Thursday, June 23, 2011

The Good, the Bad and the Ugly - Living the Unearned Life

2008 - the global economy took a dive that it is still recovering from. Among the straws (more like iron girders) the broke the camel's back was the real estate and housing finance. People borrowed on enhanced property values and / or enhanced share values and invested waiting for the next buyer or just plain spent it. The premise of a housing loan is the expected earnings over a significant part of a lifetime. 

Closer to daily life, there is something called a credit card. Roll-over credit enables you to spend beyond this month's income. Credit limits permitted are often based on a factor of income plus spending pattern during a month.

Great stuff. You don't have to sacrifice today's pleasures of life and wait till you are 60 to live the good life. Build and decorate your own house, buy the red-hot car, party on Friday nights after a week's hard work and watch the large screen LED on a lazy Sunday. Somewhere in between there is time to discuss global warming and conservation - so ultra-expensive temperature insulation for the home, fuel effiency for the oversized car, minimizing tissue paper use at the discotheque and energy efficient television will feature. Succeeding generations will remember the sacrifice. Why wait till the heart is on the blink, muscular atrophy sets it and reading glasses are the good life, NOW!
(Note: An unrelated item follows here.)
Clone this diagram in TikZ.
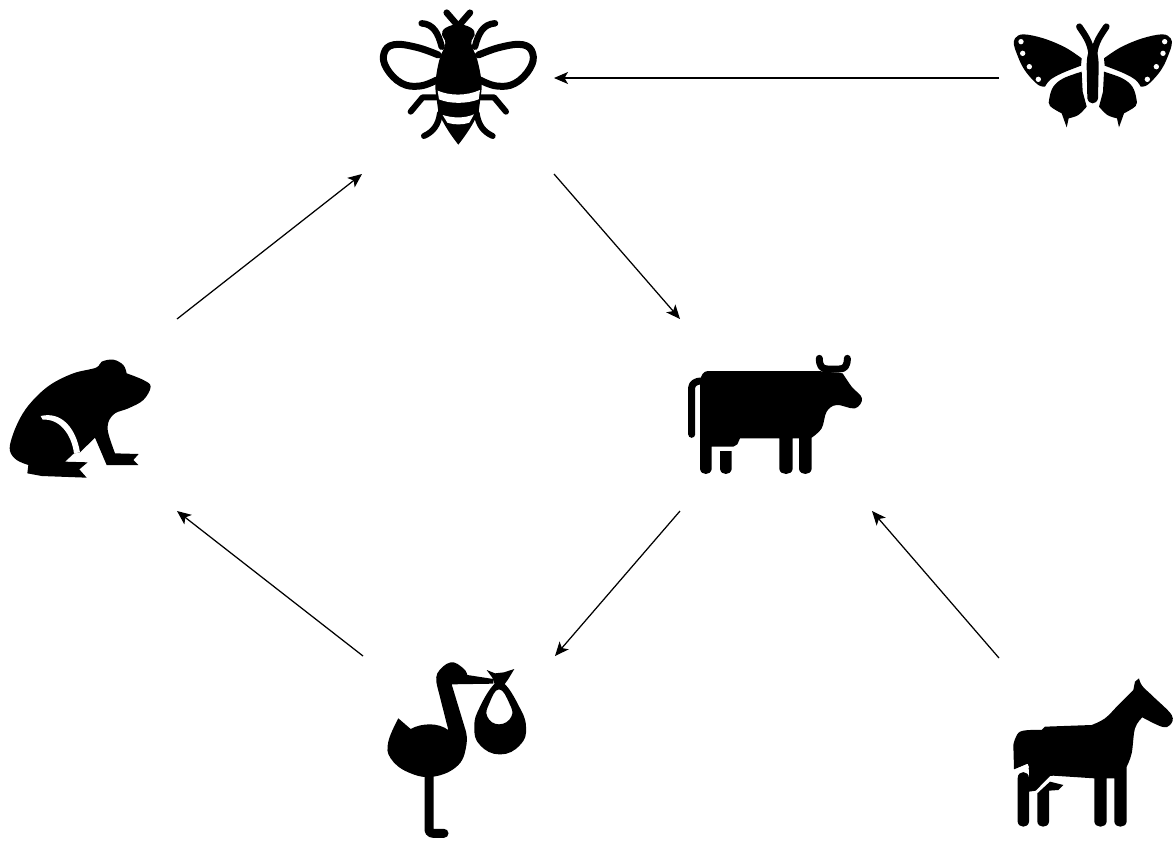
\documentclass[tikz,border=0pt]{standalone}
\usetikzlibrary{arrows.meta}
\tikzset{
  iconbox/.style={minimum size=192pt,inner sep=0pt,outer sep=0pt},
  link/.style={draw=black,line width=1.25pt,-{Stealth[length=14pt,width=12pt,inset=3.5pt]}},
  zoomed/.style={x=0.33333pt,y=-0.33333pt},
  limb/.style={line width=#1,line cap=round,line join=round},
  blank/.style={fill=white,draw=none}
}
\begin{document}
\begin{tikzpicture}[x=1pt,y=-1pt]
\useasboundingbox (0,0) rectangle (1175,841);
\fill[white] (0,0) rectangle (1175,841);
\node[iconbox] (bee) at (458,78) {};
\node[iconbox] (butterfly) at (1095,78) {};
\node[iconbox] (frog) at (81,415) {};
\node[iconbox] (cow) at (776,415) {};
\node[iconbox] (stork) at (459,752) {};
\node[iconbox] (horse) at (1095,754) {};
\path[link] (butterfly.west) -- (bee.east);
\path[link] (frog.north east) -- (bee.south west);
\path[link] (bee.south east) -- (cow.north west);
\path[link] (cow.south west) -- (stork.north east);
\path[link] (stork.north west) -- (frog.south east);
\path[link] (horse.north west) -- (cow.south east);
% bee
\begin{scope}[shift={(370,0)},zoomed]
\foreach \m/\s in {0/1,530/-1}{
\begin{scope}[shift={(\m,0)},xscale=\s]
\draw[limb=7pt] plot[smooth,tension=.7] coordinates{(205,165)(140,142)(72,134)(42,160)(50,205)(95,250)(150,258)(200,240)};
\draw[limb=6.5pt] (262,75) -- (230,38);
\draw[limb=6.5pt] (215,140) .. controls (205,100) and (190,72) .. (155,70);
\draw[limb=6pt] (205,292) -- (158,292) -- (122,335);
\draw[limb=6pt] (210,340) .. controls (205,375) and (190,395) .. (162,408);
\end{scope}}
\fill plot[smooth,tension=.7] coordinates{(265,70)(226,84)(216,105)(226,130)(208,180)(197,240)(197,275)}
  -- (205,335) .. controls (220,375) and (250,415) .. (265,434) .. controls (280,415) and (310,375) .. (326,335) -- (334,275)
  -- plot[smooth,tension=.7] coordinates{(334,275)(334,240)(322,180)(304,130)(314,105)(304,84)(265,70)} -- cycle;
\fill[blank] (203,272) .. controls (240,288) and (290,288) .. (330,270) -- (326,298) .. controls (290,312) and (240,312) .. (207,298) -- cycle;
\fill[blank] (218,345) .. controls (250,355) and (285,355) .. (312,343) -- (298,368) .. controls (275,375) and (255,375) .. (232,368) -- cycle;
\end{scope}
% butterfly
\begin{scope}[shift={(1000,10)},zoomed]
\foreach \m/\s in {0/1,557/-1}{
\begin{scope}[shift={(\m,0)},xscale=\s]
\fill (245,145) -- plot[smooth,tension=.6] coordinates{(245,145)(195,112)(130,85)(70,73)(45,85)(42,105)(50,130)(65,165)(85,195)(115,225)(135,230)}
  -- plot[smooth,tension=.6] coordinates{(135,230)(150,210)(185,190)(243,167)} -- cycle;
\foreach \p in {(63,95),(68,130),(88,170),(115,208)} \fill[blank] \p circle (8);
\fill plot[smooth,tension=.6] coordinates{(245,185)(190,205)(160,230)(148,265)(150,288)(185,310)} -- (200,352) -- plot[smooth,tension=.6] coordinates{(206,325)(235,315)(260,290)} -- (248,245) -- cycle;
\draw[limb=6.5pt] (238,50) .. controls (252,72) and (272,95) .. (275,135);
\end{scope}}
\fill (278,100) .. controls (292,120) and (296,140) .. (296,170) -- (294,265) .. controls (290,285) and (266,285) .. (262,265) -- (260,170) .. controls (260,140) and (264,120) .. (278,100) -- cycle;
\end{scope}
% frog
\begin{scope}[shift={(0,345)},zoomed]
\fill plot[smooth,tension=.6] coordinates{(380,85)(370,60)(340,44)(305,50)(288,68)(220,85)(150,120)(95,170)(60,220)(35,280)(30,318)(50,345)(85,360)}
 -- (82,385) -- (125,393) -- (260,398) -- (238,373) -- (263,352) -- (195,350) -- (222,325) -- (240,322) -- (285,278) -- (320,360) -- (415,360) -- (400,345) -- (416,327) -- (345,325)
 -- plot[smooth,tension=.6] coordinates{(345,325)(325,265)(325,232)(345,205)(385,190)(430,165)(452,125)(430,105)(380,85)} -- cycle;
\fill[blank] (122,213) .. controls (185,198) and (228,250) .. (240,322) -- (222,325) .. controls (215,270) and (180,220) .. (128,224) -- cycle;
\end{scope}
% cow
\begin{scope}[shift={(680,345)},zoomed]
\fill (60,112) .. controls (62,90) and (70,78) .. (85,78) -- (415,78) -- (488,85) -- plot[smooth,tension=.6] coordinates{(488,85)(515,125)(546,160)(525,190)(470,180)(440,200)(425,250)(395,278)} -- (395,372)
  .. controls (392,392) and (360,392) .. (357,372) -- (357,280) -- (338,280) -- (338,372) .. controls (335,392) and (301,392) .. (298,372) -- (298,280) -- (180,280) -- (172,298) -- (160,305) -- (95,305) -- (95,372) .. controls (92,392) and (63,392) .. (60,372) -- cycle;
\draw[limb=7pt] (35,268) -- (35,128) .. controls (35,115) and (50,108) .. (62,108);
\draw[limb=7pt] (418,40) .. controls (418,62) and (425,72) .. (442,72) -- (478,72) .. controls (495,72) and (502,62) .. (502,40);
\fill (120,318) -- (155,318) -- (155,372) .. controls (152,392) and (123,392) .. (120,372) -- cycle;
\end{scope}
% stork
\begin{scope}[shift={(380,655)},zoomed]
\fill (55,190) -- (92,222) .. controls (110,212) and (130,208) .. (150,208) .. controls (170,208) and (190,214) .. (205,225) -- (172,95)
 -- plot[smooth,tension=.7] coordinates{(172,95)(172,55)(212,22)(250,40)(262,60)} -- (340,72) -- (340,86) -- (215,88) -- (255,220)
 -- plot[smooth,tension=.7] coordinates{(255,220)(260,265)(235,330)(160,365)(85,352)(32,310)(25,260)(55,190)} -- cycle;
\draw[limb=9pt] (147,360) -- (147,525) .. controls (147,532) and (152,535) .. (160,535) -- (192,535);
\fill[even odd rule] plot[smooth cycle,tension=.8] coordinates{(345,85)(300,155)(283,215)(300,270)(360,298)(420,270)(438,215)(415,150)(372,85)}
  plot[smooth cycle,tension=.8] coordinates{(357,103)(328,145)(322,185)(357,208)(394,185)(388,145)};
\fill (320,45) -- (345,55) -- (372,52) -- (403,42) -- (385,72) -- (372,90) -- (345,90) -- (337,68) -- cycle;
\end{scope}
% horse
\begin{scope}[shift={(1005,670)},zoomed]
\fill (402,25) -- plot[smooth,tension=.6] coordinates{(402,25)(412,48)(445,80)(500,135)(495,165)(470,170)(412,142)}
  -- plot[smooth,tension=.6] coordinates{(412,142)(390,175)(380,250)(365,290)} -- (365,455) .. controls (362,475) and (330,475) .. (328,455) -- (328,325) -- (305,325) -- (305,455) .. controls (302,475) and (271,475) .. (268,455) -- (268,325) -- (145,317) -- (135,318) -- (92,362) -- (72,365) -- (72,300) -- (68,281) -- (27,298) -- (25,225) -- plot[smooth,tension=.6] coordinates{(25,225)(45,185)(110,180)} -- (120,170) -- (260,165)
  -- plot[smooth,tension=.6] coordinates{(260,165)(300,145)(340,105)(385,60)} -- (390,35) -- cycle;
\fill[blank] (27,300) -- (68,282) -- (72,292) -- (60,300) -- (30,304) -- cycle;
\fill (38,325) .. controls (38,300) and (72,300) .. (72,325) -- (72,455) .. controls (70,475) and (40,475) .. (38,455) -- cycle;
\fill (97,370) -- (135,335) -- (175,345) -- (160,360) -- (132,362) -- (132,455) .. controls (130,475) and (99,475) .. (97,455) -- cycle;
\end{scope}
\end{tikzpicture}
\end{document}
The folding in of future income also means that within a short span of time you've moved from Kanghaalpur, India (Brokesville) to FastLane, India. Wearing budget T-shirts from export reject sales, second hand garments from big brother / sister and the bus journey on the World's-worst-public-transport-system (its always in your town) gives way to designer sunglasses, Nike Air-tech and the pulsating mobike. Interim steps to the promised land that will happen in two years. Of course, the cellphone must be changed every 12 months so that one can SMS, play mindless video games and drool over sleazy sex-videos of errant teenagers. In summary, plenty of bad spending choices creep in with the new found affluence.

Coupled with the fold-in of future income is the great big dynamic of the free-market. Its called expectations of income. Expected individual income growth enhances loan lmits. Call centre selling money chase customers relentlessly. Miraculously, everyone become the stock market wizard offering tips and insights. The good times are here. The world's largest legal transnational casino discounts the expectations into today's stock prices, based on something called "fundamentals". The prime fundamental its based on is greed, and how one can sex the sale price to the next greedy moron who walks in with gold bars shining in his pupils.  This is the forward enegineered giant Ponzi scheme (read about Carlo Ponzi at You may well be taking money that isn't going to be earned to pay for today.

At some point, an honest, naive, or just plain lucky kid sees the Emperor's new clothes on the attractive looking economy. The naked trust emerges. Its the day the earth stood still. Crash, everything collapes. Game Over. No extensions. The imminent wealth just hiked to the next galaxy. Distress sales, job losses, unemployment, disturbed homes trying to make ends meet. The Ugly Truth.

Its going to be a long haul back, because we just didn't blow the income we are earning but what we thought we could be earning for the next decade or two.   Meanwhile, let's blame the immigrants (who did the jobs we didn't want to do), relocation of manufacturing (so dirty factories aren't in our neighbourhood), the off-shoring of jobs to places like India and cheap Chinese imports. All the things that worked towards making the good life, now represent the ugly face of shitty free-market economics. 

Its going to be a long haul back, because we just didn't blow the income we are earning but what we thought we could be earning for the next decade or two.  Gambling on human greed is not free market economics. So our young people will pay the price for our greed.  For living the unearned life.